Resulta paradójico que en tiempos convulsos se luzcan los grandes cocineros y gastrónomos con invenciones que, aunque tentadoras y seguramente deliciosas, no dejan de ser una bofetada a la pobreza. Tal vez por eso, los meritorios chef que han elevado el trajinar en los fogones a la categoría de arte no apellidaban con sus nombres los platos de su invención, sino con los de sus empleadores.

 

 

 

La poulard Demidov debe su denominación a Casimir Moisson, cocinero jefe de la Maison Dorée, quien así bautizó esa volátil aderezada con trufas y fondue de legumbres preparada a instancias del príncipe Anatole Demidov; el suculento filete de buey que conocemos como Châteaubriand lo nombro así Montmireil, cocinero al servicio del autor de Memorias de Ultratumba.

 

 

 

Brillat-Severin, ideólogo gastronómico, que vivió los turbulentos años de la guillotina, y autor de La fisiología del gusto, inventó un plato reputado de glorioso, oreiller de la belle Aurore ­Aurora se llamaba su madre­ que ningún restaurante sirve dada su complejidad (es un pastel relleno de faisán, foie gras, perdices, y carnes de conejo, liebre, pollo, pato, cerdo y buey, amén de champiñones, pistachos y especies varias, cuya cocción reclama 24 horas de paciente dedicación). La lista es larga y el espacio exiguo.

 

 

 

Hay quienes sin proponérselo revolucionan la culinaria. Pero nadie como el chef Nicolás.
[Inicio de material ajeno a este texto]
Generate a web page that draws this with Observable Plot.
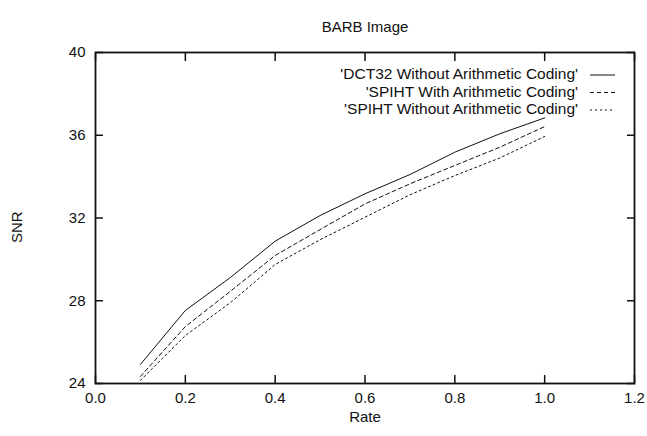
<!DOCTYPE html>
<html>
<head>
<meta charset="utf-8">
<script src="https://cdn.jsdelivr.net/npm/d3@7"></script>
<script src="https://cdn.jsdelivr.net/npm/@observablehq/plot@0.6"></script>
<style>
  html, body { margin: 0; padding: 0; background: #fff; }
  #chart svg { display: block; }
</style>
</head>
<body>
<div id="chart"></div>
<script>
const rate = [0.1, 0.2, 0.3, 0.4, 0.5, 0.6, 0.7, 0.8, 0.9, 1.0];
const dct32NoAC = [24.92, 27.53, 29.12, 30.88, 32.12, 33.17, 34.10, 35.18, 36.07, 36.84];
const spihtAC = [24.34, 26.75, 28.45, 30.19, 31.44, 32.68, 33.65, 34.54, 35.42, 36.42];
const spihtNoAC = [24.15, 26.32, 27.90, 29.75, 30.95, 32.04, 33.12, 34.05, 34.90, 35.94];
const seriesNames = ["'DCT32 Without Arithmetic Coding'", "'SPIHT With Arithmetic Coding'", "'SPIHT Without Arithmetic Coding'"];
const xTicks = [0.0, 0.2, 0.4, 0.6, 0.8, 1.0, 1.2];
const yTicks = [24, 28, 32, 36, 40];
const dashes = [null, "4,3", "2,3"];
const seriesValues = [dct32NoAC, spihtAC, spihtNoAC];

const rows = [];
seriesValues.forEach((vals, s) => vals.forEach((v, i) => rows.push({series: seriesNames[s], rate: rate[i], snr: v, s})));

const font = "'Liberation Sans', Arial, Helvetica, sans-serif";
const ink = "#111";
const fs = 15;

const lineMarks = seriesValues.map((vals, s) =>
  Plot.line(rows.filter(d => d.s === s), {x: "rate", y: "snr", stroke: ink, strokeWidth: 1, strokeDasharray: dashes[s]})
);

const chart = Plot.plot({
  width: 647,
  height: 436,
  marginLeft: 95,
  marginRight: 13,
  marginTop: 52,
  marginBottom: 53,
  style: {fontFamily: font, fontSize: fs + "px", color: ink, background: "#fff"},
  x: {domain: [0, 1.2], ticks: xTicks, label: null},
  y: {domain: [24, 40], ticks: yTicks, label: null},
  marks: [
    Plot.axisX({ticks: xTicks, tickSize: 0, tickPadding: 9, tickFormat: d3.format(".1f"), label: null, fontSize: fs}),
    Plot.axisY({ticks: yTicks, tickSize: 0, tickPadding: 10, label: null, fontSize: fs}),
    Plot.axisX({ticks: xTicks, anchor: "bottom", tickSize: -8, tickFormat: () => "", label: null, strokeWidth: 1.5}),
    Plot.axisX({ticks: xTicks, anchor: "top", tickSize: -8, tickFormat: () => "", label: null, strokeWidth: 1.5}),
    Plot.axisY({ticks: yTicks, anchor: "left", tickSize: -8, tickFormat: () => "", label: null, strokeWidth: 1.5}),
    Plot.axisY({ticks: yTicks, anchor: "right", tickSize: -8, tickFormat: () => "", label: null, strokeWidth: 1.5}),
    ...lineMarks,
    Plot.frame({stroke: ink, strokeWidth: 1.8}),
    Plot.text(["BARB Image"], {frameAnchor: "top", dy: -31, fontSize: fs, fill: ink}),
    Plot.text(["Rate"], {frameAnchor: "bottom", dy: 38, fontSize: fs, fill: ink}),
    Plot.text(["SNR"], {frameAnchor: "left", dx: -78, dy: 25, rotate: -90, fontSize: fs, fill: ink})
  ]
});

// Legend inside the plot area, top-right (gnuplot style)
const svg = d3.select(chart);
const legendRight = 578, sampleX1 = 590, sampleX2 = 615, rowY = [75, 92.5, 110];
seriesNames.forEach((name, s) => {
  svg.append("text")
    .attr("x", legendRight).attr("y", rowY[s])
    .attr("text-anchor", "end").attr("dominant-baseline", "middle")
    .attr("font-family", font).attr("font-size", 15.5).attr("fill", ink)
    .text(name);
  svg.append("line")
    .attr("x1", sampleX1).attr("x2", sampleX2)
    .attr("y1", rowY[s]).attr("y2", rowY[s])
    .attr("stroke", ink).attr("stroke-width", 1)
    .attr("stroke-dasharray", dashes[s]);
});

document.getElementById("chart").appendChild(chart);
</script>
</body>
</html>
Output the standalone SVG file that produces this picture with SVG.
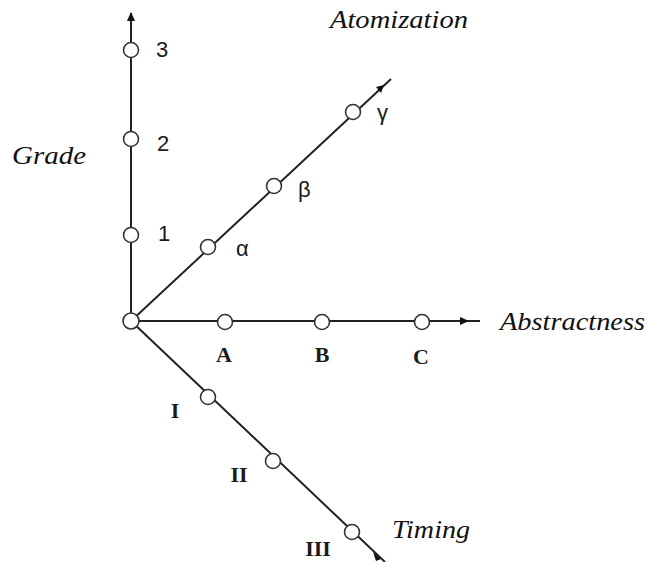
<svg xmlns="http://www.w3.org/2000/svg" width="648" height="562" viewBox="0 0 648 562">
<style>
.ax{stroke:#222;stroke-width:2;fill:none}
.nd{fill:#fff;stroke:#333;stroke-width:1.6}
.lb{font-family:"Liberation Serif","Times New Roman",serif;font-size:22px;font-weight:bold;fill:#1a1a1a}
.sn{font-family:"Liberation Sans",Arial,sans-serif;font-size:22px;fill:#1a1a1a}
.it{font-family:"Liberation Serif","Times New Roman",serif;font-size:26px;font-style:italic;fill:#111}
</style>
<rect width="648" height="562" fill="#fff"/>
<g id="connectors">
<line class="ax" x1="131" y1="321" x2="131" y2="13"/>
<path d="M127,21 L131,12 L135,21 z" fill="#111"/>
<line class="ax" x1="131" y1="321" x2="480" y2="321"/>
<path d="M460,317 L469,321 L460,325 z" fill="#111"/>
<line class="ax" x1="131" y1="321" x2="391" y2="79"/>
<path d="M376,87 L384,85 L381,93 z" fill="#111"/>
<line class="ax" x1="131" y1="321" x2="385" y2="562"/>
<path d="M373,552 L381,559 L376,561 z" fill="#111"/>
</g>
<g id="origin"><circle class="nd" cx="131" cy="321" r="8"/></g>
<g id="g1"><circle class="nd" cx="131" cy="235" r="7.5"/><text class="sn" x="158" y="241">1</text></g>
<g id="g2"><circle class="nd" cx="131" cy="139" r="7.5"/><text class="sn" x="157" y="151">2</text></g>
<g id="g3"><circle class="nd" cx="131" cy="50" r="7.5"/><text class="sn" x="156" y="57">3</text></g>
<g id="grade"><text class="it" x="12" y="164" textLength="74" lengthAdjust="spacingAndGlyphs">Grade</text></g>
<g id="nA"><circle class="nd" cx="225" cy="322" r="7.5"/><text class="lb" x="224" y="362" text-anchor="middle">A</text></g>
<g id="nB"><circle class="nd" cx="322" cy="322" r="7.5"/><text class="lb" x="322" y="362" text-anchor="middle">B</text></g>
<g id="nC"><circle class="nd" cx="422" cy="322" r="7.5"/><text class="lb" x="421" y="364" text-anchor="middle">C</text></g>
<g id="abstractness"><text class="it" x="500" y="330" textLength="145" lengthAdjust="spacingAndGlyphs">Abstractness</text></g>
<g id="na"><circle class="nd" cx="208" cy="247" r="7.5"/><text class="sn" x="236" y="256">α</text></g>
<g id="nb"><circle class="nd" cx="274" cy="186" r="7.5"/><text class="sn" x="298" y="197">β</text></g>
<g id="ng"><circle class="nd" cx="353" cy="112" r="7.5"/><text class="sn" x="377" y="120">γ</text></g>
<g id="atomization"><text class="it" x="330" y="28" textLength="138" lengthAdjust="spacingAndGlyphs">Atomization</text></g>
<g id="n1"><circle class="nd" cx="208" cy="397" r="7.5"/><text class="lb" x="175" y="418" text-anchor="middle">I</text></g>
<g id="n2"><circle class="nd" cx="273" cy="461" r="7.5"/><text class="lb" x="239" y="482" text-anchor="middle">II</text></g>
<g id="n3"><circle class="nd" cx="352" cy="532" r="7.5"/><text class="lb" x="318" y="556" text-anchor="middle">III</text></g>
<g id="timing"><text class="it" x="392" y="538" textLength="78" lengthAdjust="spacingAndGlyphs">Timing</text></g>
</svg>
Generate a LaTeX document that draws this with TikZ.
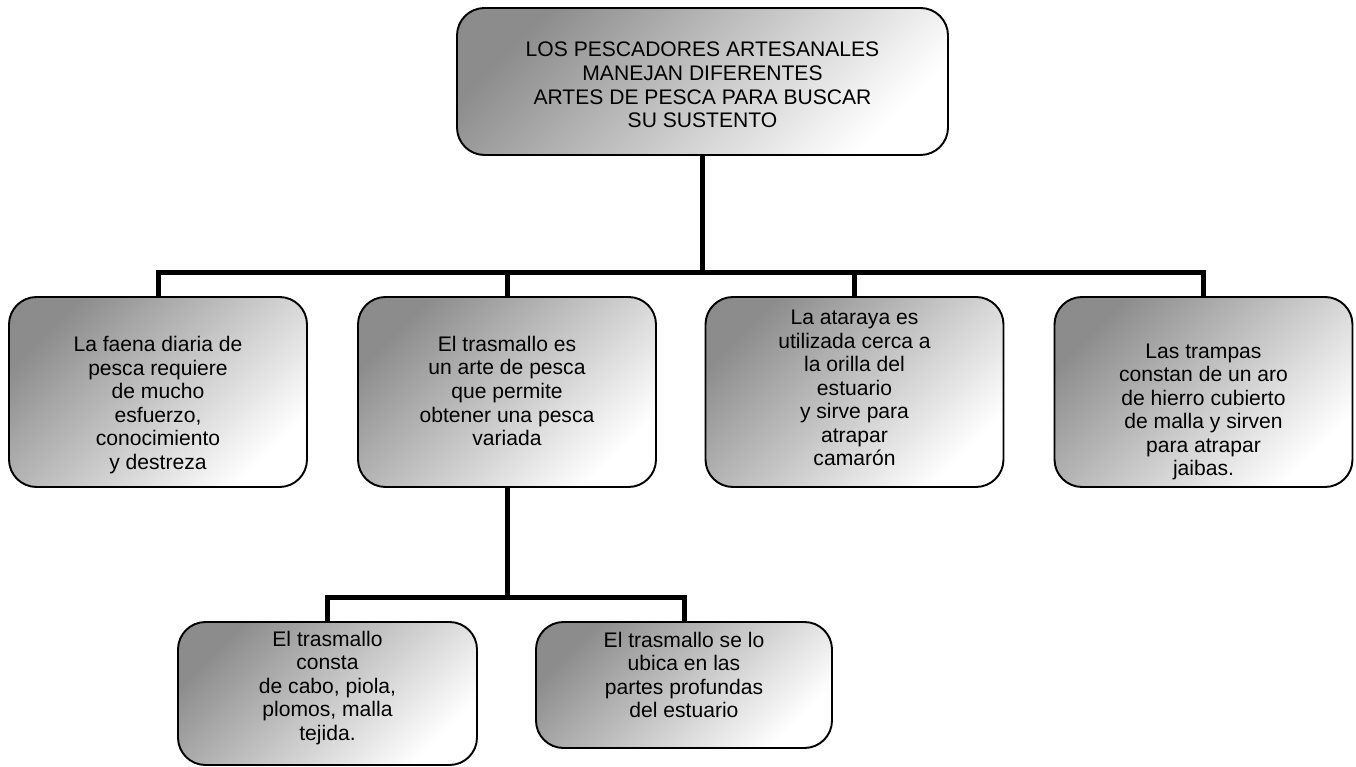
\documentclass[tikz,border=0pt]{standalone}
\usepackage{fontspec}
\setmainfont{Liberation Sans}
\usepackage{tikz}
\usetikzlibrary{positioning}

\begin{document}
\begin{tikzpicture}[
    box/.style={draw=black, line width=1.1pt, rounded corners=0.55cm,
      top color=black!45, bottom color=white, shading angle=45},
    txt/.style={align=center, font=\fontsize{12}{13.4}\selectfont},
    conn/.style={line width=0.1cm, line join=miter}]
  \useasboundingbox (0,0) rectangle (27.12,-15.34);
  % boxes
  \node[box, minimum width=9.82cm, minimum height=2.94cm] (top) at (14.05,-1.63) {};
  \foreach \n/\x in {b1/3.16, b2/10.14, b3/17.09, b4/24.07}{
    \node[box, minimum width=5.96cm, minimum height=3.8cm] (\n) at (\x,-7.84) {};
  }
  \node[box, minimum width=5.98cm, minimum height=2.86cm] (b5) at (6.55,-13.87) {};
  \node[box, minimum width=5.92cm, minimum height=2.52cm] (b6) at (13.68,-13.70) {};
  % texts
  \node[txt] (ttop) at (14.05,-1.70) {LOS PESCADORES ARTESANALES\\MANEJAN DIFERENTES\\ARTES DE PESCA PARA BUSCAR\\SU SUSTENTO};
  \node[txt] (t1) at (3.16,-8.10) {La faena diaria de\\pesca requiere\\de mucho\\esfuerzo,\\conocimiento\\y destreza};
  \node[txt] (t2) at (10.14,-7.82) {El trasmallo es\\un arte de pesca\\que permite\\obtener una pesca\\variada};
  \node[txt] (t3) at (17.09,-7.76) {La ataraya es\\utilizada cerca a\\la orilla del\\estuario\\y sirve para\\atrapar\\camarón};
  \node[txt] (t4) at (24.07,-8.24) {Las trampas\\constan de un aro\\de hierro cubierto\\de malla y sirven\\para atrapar\\jaibas.};
  \node[txt] (t5) at (6.55,-13.76) {El trasmallo\\consta\\de cabo, piola,\\plomos, malla\\tejida.};
  \node[txt] (t6) at (13.68,-13.50) {El trasmallo se lo\\ubica en las\\partes profundas\\del estuario};
  % connectors
  \coordinate (bar) at (0,-5.46);
  \coordinate (bar2) at (0,-11.96);
  \draw[conn] (top.south) -- (top.south |- bar);
  \draw[conn] (b1.north) |- (b4.north |- bar) -- (b4.north);
  \draw[conn] (b2.north) -- (b2.north |- bar);
  \draw[conn] (b3.north) -- (b3.north |- bar);
  \draw[conn] (b2.south) -- (b2.south |- bar2);
  \draw[conn] (b5.north) |- (b6.north |- bar2) -- (b6.north);
\end{tikzpicture}
\end{document}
Con su política agropecuaria que desaparece los alimentos en el aire y de la famosa dieta de hambre que lleva su nombre, logró convertir el arte de cocinar en simple oficio de magos y hechiceros. Hipnotizó a las amas de casa para que no se quejaran y, a partir de la nada, improvisaran imaginativos sucedáneos de la comida para engañar la barriga y mantener el corazón contento.

 

 

 

Siguiendo los consejos cubanos e inspirados quizá en la cocina minimalista, algunas madres dibujan en la vajilla lo que quisieran comer, porque en revolución, de ilusiones también se vive.

 

 

 

Sí, Nicolás es todo un Cordon Bleu, merecedor de estrellas y tenedores. Y hasta de pailas en el infierno.